Rows from a dataset of charts and code:
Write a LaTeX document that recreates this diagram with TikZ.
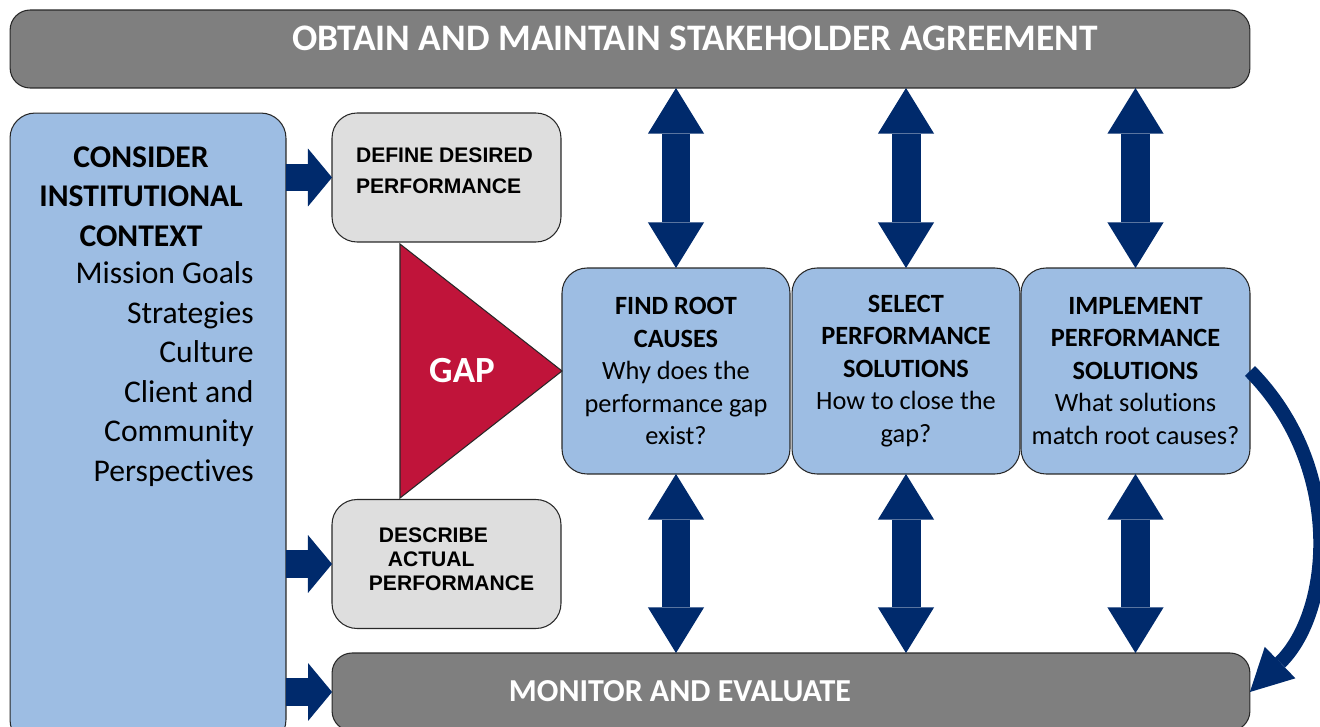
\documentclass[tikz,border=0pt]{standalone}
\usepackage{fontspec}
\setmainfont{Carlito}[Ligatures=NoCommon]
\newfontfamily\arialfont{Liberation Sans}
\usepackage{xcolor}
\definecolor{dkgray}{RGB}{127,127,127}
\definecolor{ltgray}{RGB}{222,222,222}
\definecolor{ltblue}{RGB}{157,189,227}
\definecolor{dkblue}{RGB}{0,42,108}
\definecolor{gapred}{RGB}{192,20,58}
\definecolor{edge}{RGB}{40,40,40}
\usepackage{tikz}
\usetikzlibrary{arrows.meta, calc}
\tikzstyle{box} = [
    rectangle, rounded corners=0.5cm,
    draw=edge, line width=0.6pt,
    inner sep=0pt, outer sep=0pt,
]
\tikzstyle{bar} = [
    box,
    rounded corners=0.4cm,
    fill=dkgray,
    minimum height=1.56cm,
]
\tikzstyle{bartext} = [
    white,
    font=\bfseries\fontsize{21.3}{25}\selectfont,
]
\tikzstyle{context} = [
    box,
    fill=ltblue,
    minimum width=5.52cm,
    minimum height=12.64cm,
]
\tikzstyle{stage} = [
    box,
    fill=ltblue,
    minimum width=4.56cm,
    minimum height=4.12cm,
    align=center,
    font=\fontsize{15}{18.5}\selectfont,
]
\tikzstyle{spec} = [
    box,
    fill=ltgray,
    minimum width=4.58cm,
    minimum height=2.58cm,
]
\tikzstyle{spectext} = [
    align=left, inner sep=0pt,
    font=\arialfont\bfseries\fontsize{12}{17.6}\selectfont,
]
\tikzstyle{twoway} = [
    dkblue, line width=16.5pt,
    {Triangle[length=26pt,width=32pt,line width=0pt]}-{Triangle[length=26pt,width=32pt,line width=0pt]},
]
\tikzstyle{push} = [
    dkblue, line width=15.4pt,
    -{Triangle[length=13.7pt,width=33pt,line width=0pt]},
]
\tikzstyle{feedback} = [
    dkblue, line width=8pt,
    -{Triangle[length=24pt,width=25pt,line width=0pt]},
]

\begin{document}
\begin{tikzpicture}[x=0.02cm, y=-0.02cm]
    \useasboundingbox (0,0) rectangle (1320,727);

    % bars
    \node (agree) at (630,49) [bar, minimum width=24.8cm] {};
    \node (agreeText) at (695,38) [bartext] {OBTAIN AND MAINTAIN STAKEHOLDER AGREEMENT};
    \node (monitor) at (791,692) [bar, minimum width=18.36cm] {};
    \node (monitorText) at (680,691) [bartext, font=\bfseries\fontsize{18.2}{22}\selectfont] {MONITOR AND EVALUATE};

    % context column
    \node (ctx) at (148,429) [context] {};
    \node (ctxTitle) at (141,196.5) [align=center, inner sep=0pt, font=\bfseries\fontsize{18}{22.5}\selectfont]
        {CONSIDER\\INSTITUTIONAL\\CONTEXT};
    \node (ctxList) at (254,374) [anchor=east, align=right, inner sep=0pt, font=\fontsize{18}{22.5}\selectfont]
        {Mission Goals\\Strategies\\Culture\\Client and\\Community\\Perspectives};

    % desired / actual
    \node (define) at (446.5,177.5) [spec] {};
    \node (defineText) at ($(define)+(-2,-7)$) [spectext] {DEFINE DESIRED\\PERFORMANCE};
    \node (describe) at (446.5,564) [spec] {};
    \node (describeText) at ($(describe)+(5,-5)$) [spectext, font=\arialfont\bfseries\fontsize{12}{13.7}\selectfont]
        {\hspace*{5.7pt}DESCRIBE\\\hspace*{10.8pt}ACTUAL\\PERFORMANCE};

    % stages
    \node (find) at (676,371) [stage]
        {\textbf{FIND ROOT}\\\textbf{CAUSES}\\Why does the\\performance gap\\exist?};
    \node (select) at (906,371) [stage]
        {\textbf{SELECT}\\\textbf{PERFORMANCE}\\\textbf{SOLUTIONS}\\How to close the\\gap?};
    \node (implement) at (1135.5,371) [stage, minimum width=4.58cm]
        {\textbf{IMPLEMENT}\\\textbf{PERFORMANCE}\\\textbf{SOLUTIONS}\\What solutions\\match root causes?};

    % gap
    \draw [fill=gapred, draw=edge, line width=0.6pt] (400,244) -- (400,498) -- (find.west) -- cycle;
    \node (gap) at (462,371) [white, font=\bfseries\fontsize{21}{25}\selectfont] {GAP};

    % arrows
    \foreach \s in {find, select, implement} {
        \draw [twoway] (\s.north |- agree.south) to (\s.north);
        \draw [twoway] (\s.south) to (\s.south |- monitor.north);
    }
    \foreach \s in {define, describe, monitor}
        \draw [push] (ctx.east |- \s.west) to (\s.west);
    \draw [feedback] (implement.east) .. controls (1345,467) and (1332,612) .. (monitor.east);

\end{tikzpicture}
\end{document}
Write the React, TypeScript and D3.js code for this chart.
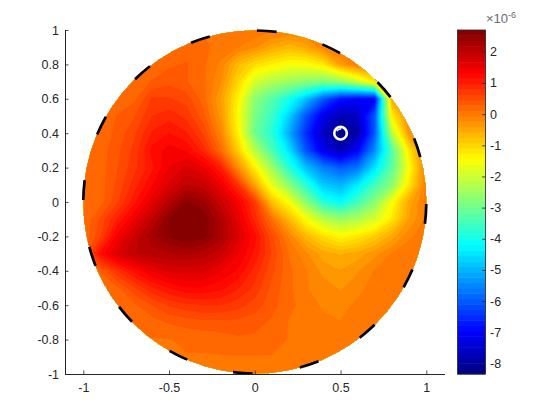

EXERCISE DIRECTIONS: Search the records above for "Write". Copy each line where it is found.

FINAL ANSWER:
Write a LaTeX document that recreates this diagram with TikZ.
Write the React, TypeScript and D3.js code for this chart.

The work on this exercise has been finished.